追記:アブザンに対するサイドボードはもうちょっと考える必要がありそう。特に《乱撃斬》がなかなか抜けない気がします。

対ジェスカイ系

<OUT>
3 : 《稲妻の狂戦士/Lightning Berserker》
3 : 《軍族童の突発/Hordeling Outburst》
1 : 《ゴブリンの踵裂き/Goblin Heelcutter》

<IN>
3 : 《引き裂く流弾/Rending Volley》
2 : 《弧状の稲妻/Arc Lightning》
2 : 《前哨地の包囲/Outpost Siege》

ジェスカイは細かい火力をはじめ、《光輝の炎》をサイドインしてきます。それを見越してトークン戦術は控え目にし、ライフを得られないよう警戒しながらのバーン戦術が良いでしょう。《カマキリの乗り手》をはじめとしたクリーチャー陣にしっかりと対処するために、火力を追加します。特に《引き裂く流弾》はテンポを失うことなくほぼすべてのクリーチャーに対処できるため、3枚投入します。消耗戦になることを考え、《前哨地の包囲》も追加しておくと有効かと思われます。《強大化》はワンチャンスで一気に決着をつけることができるカードですので、残しておきます。

対エスパードラゴン

<OUT>
4 : 《乱撃斬/Wild Slash》
3 : 《マキンディの滑り駆け/Makindi Sliderunner》

<IN>
3 : 《引き裂く流弾/Rending Volley》
2 : 《ゴブリンの踵裂き/Goblin Heelcutter》
2 : 《前哨地の包囲/Outpost Siege》

サイド後にジェイスを入れてくるかは好みのため、《引き裂く流弾》を入れておけばオジュタイにも対処できるため無駄になりません。また、疾駆もちのクリーチャーは全体除去に強いため、追加しておくとよいでしょう。

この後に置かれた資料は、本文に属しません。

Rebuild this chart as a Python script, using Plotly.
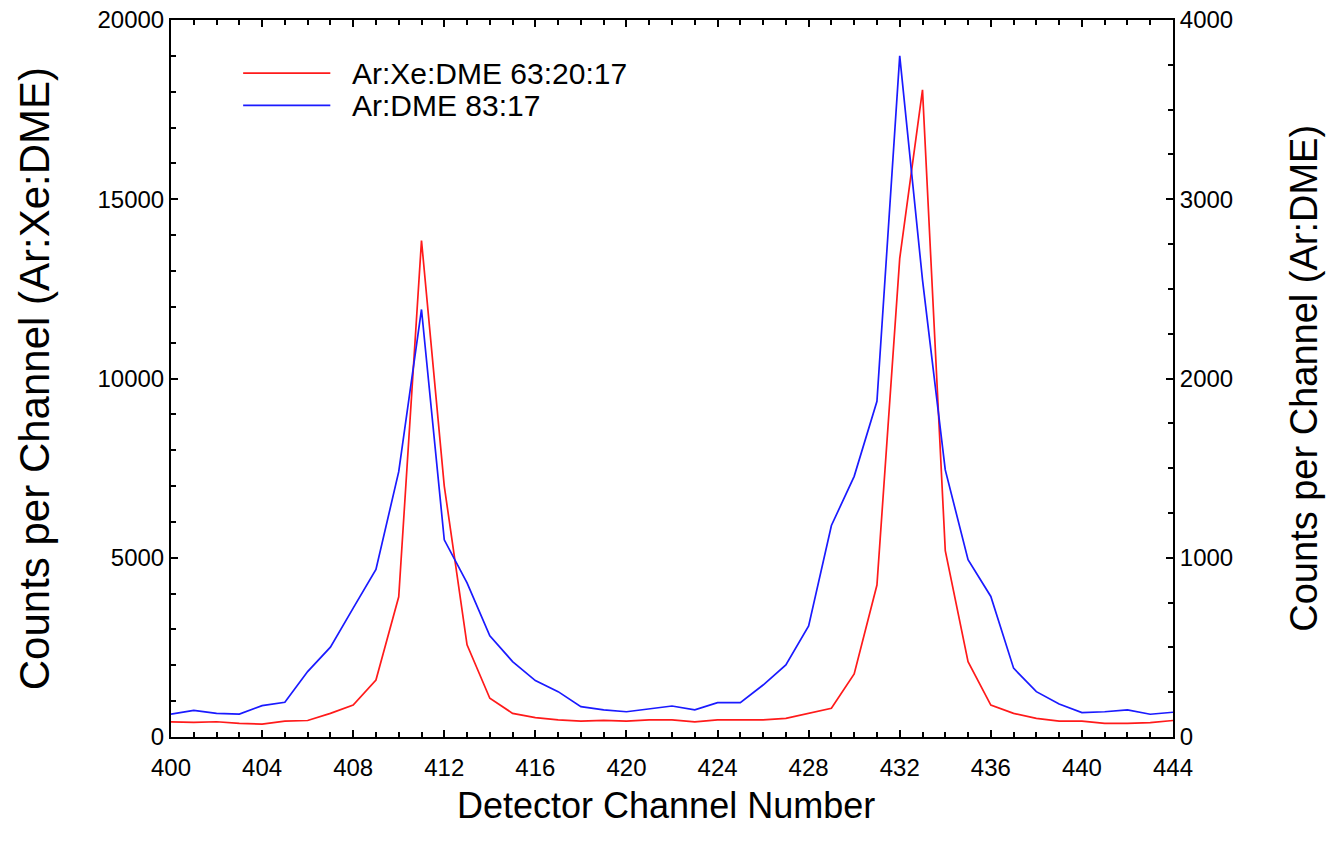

この他のサイドボード候補としては、先ほどもふれた《雷破の執政》や《瘡蓋族の狂戦士》、追加の火力である《焦熱の衝動》、一部デッキに特に強い《反逆の行動》などがあげられます。また、飛行対策として《垂直落下》や、アーティファクト・エンチャント対策に《帰化》などを取ることもできます。このあたりは、実際にプレイして自分なりに調整するのをオススメします。


●おわりに

赤アグロは常に環境最速のアグロデッキの候補のひとつであり、必ず対策をとっておかなければいけないアーキタイプです。自分が使わない場合でも、どのようなデッキで、どのような点に注意しなければならないか、よく知っておく必要があると思います。